Cwele case: witness in Brazil jail may testify on video

2010-10-15 00:00

THE testimony of alleged South Coast drug mule Tessa Beetge could provide crucial answers in the trial of Sheryl Cwele (49) and Nigerian Frank Nabolisa (41), who are charged with trafficking in cocaine, and the judge has urged the state to consider ways of getting her evidence before court.

High court Judge Piet Koen suggested one way might be via a video link between the Brazilian jail, where Beetge is serving an eight-year sentence, or possibly on commission.
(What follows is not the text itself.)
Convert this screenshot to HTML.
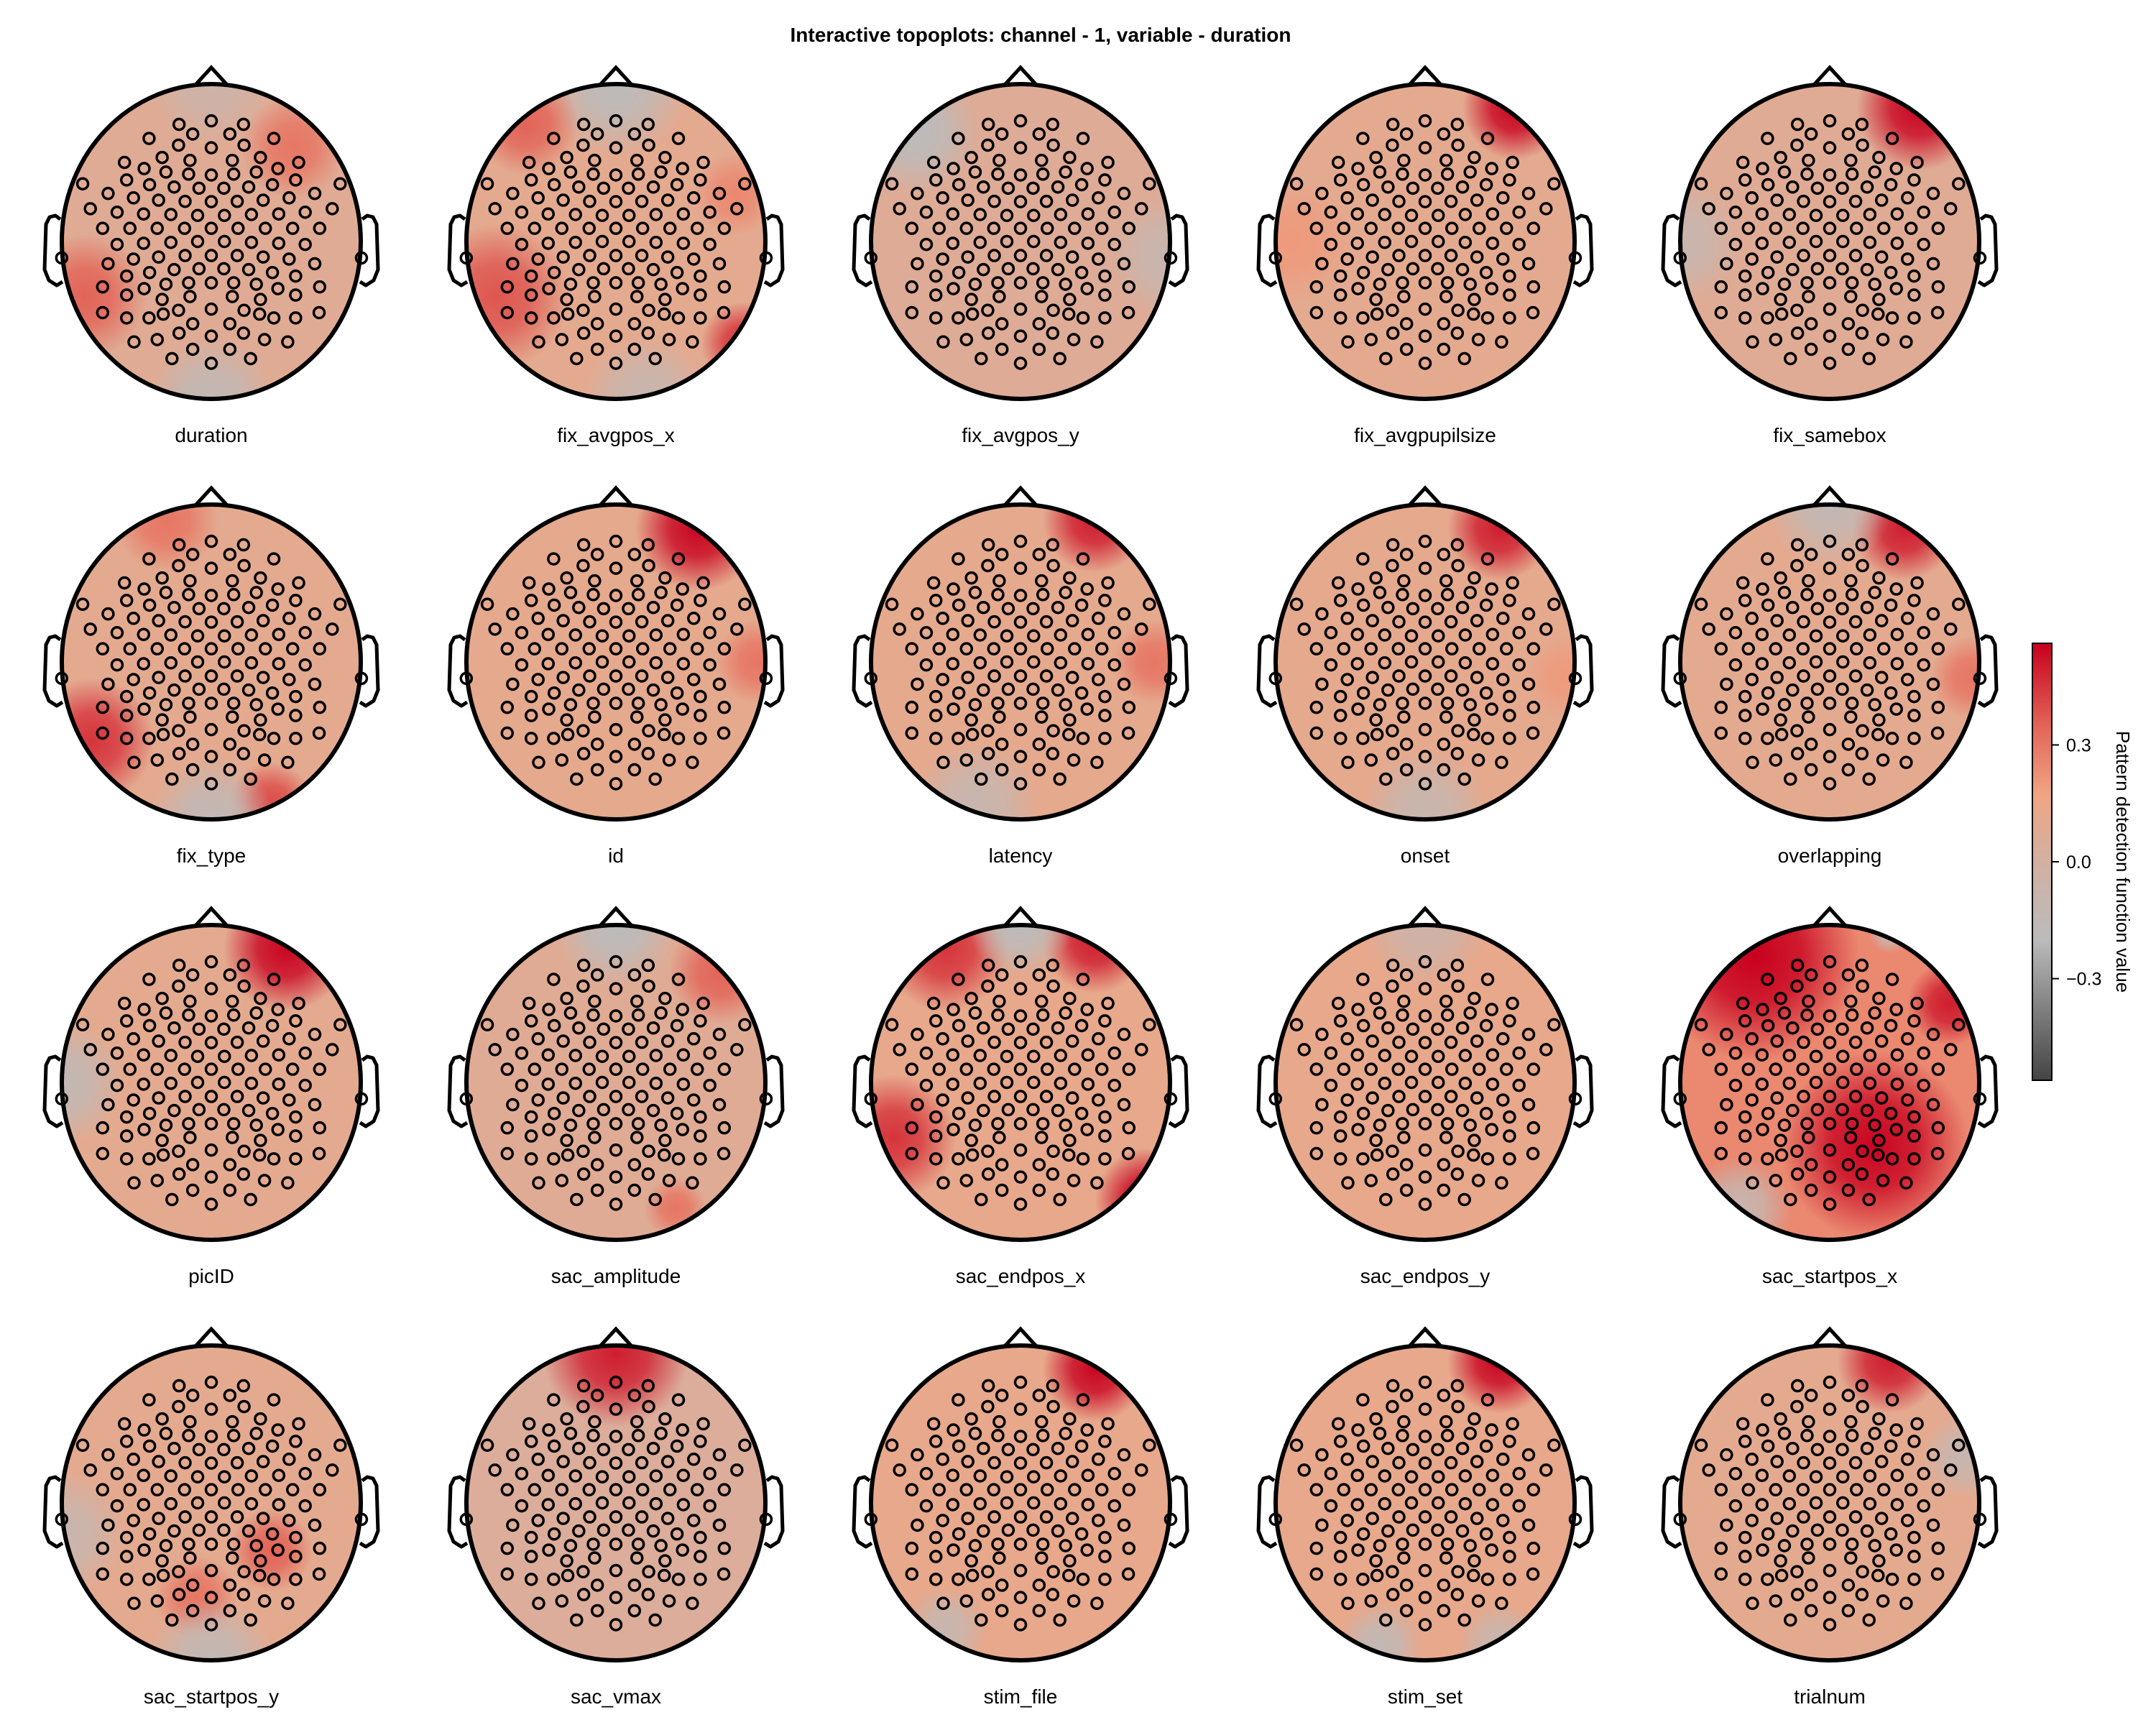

He urged state advocate Ian Cooke and the defence to give thought to the matter.

“It seems to be more and more, with two versions being advanced, that Tessa Beetge’s evidence might be crucial for a proper verdict,” he said.

Cooke earlier abandoned his intention to attempt to admit a written statement from Beetge, which means she cannot be cross-examined.

He said he has tried to arrange for Beetge to be brought to South Africa to testify in person, but there are too many difficulties, including fears by Brazil that she might refuse to return.

The state alleges that Beetge and state witness Charmaine Moss were victims of a conspiracy by Cwele and Nabolisa to smuggle drugs internationally.

Beetge was arrested with nine or 10 kg of cocaine in her luggage at Sao Paulo airport on June 13, 2008.

Investigating officer Lieutenant-Colonel Izak Ludick told the court the street value of cocaine is between R200 and R500 per gram depending on the purity. The value of the cocaine in Beetge’s possession was therefore between R2 million and R5 million.

Beetge’s ex-boyfriend of three years, Hendrik Claasen, testified yesterday that the day Beetge left for overseas he was with her in Cwele’s office and Cwele told Beetge she would be paid £1 000 (R10 900) per week for the two weeks she was to be in London.

Claasen said Cwele also asked if he was interested in a job overseas, but he refused. He accompanied Beetge to Cwele’s house where Cwele gave Beetge a “good luck” coat for London, along with R500 cash.

Cwele’s advocate suggested to Claasen that this was a “concocted story” and that Cwele met him only at Beetge’s request to reassure him as Claasen was jealous and worried she was going overseas with another man.


THE court was yesterday handed a faxed copy of a detailed medical report indicating that key witness Charmaine Moss is unfit to testify before October 29, and stating she is suffering from hypertension, anxiety disorder, panic attacks and insomnia. The state and defence have yet to discuss the implications of the report. The case will resume on Monday.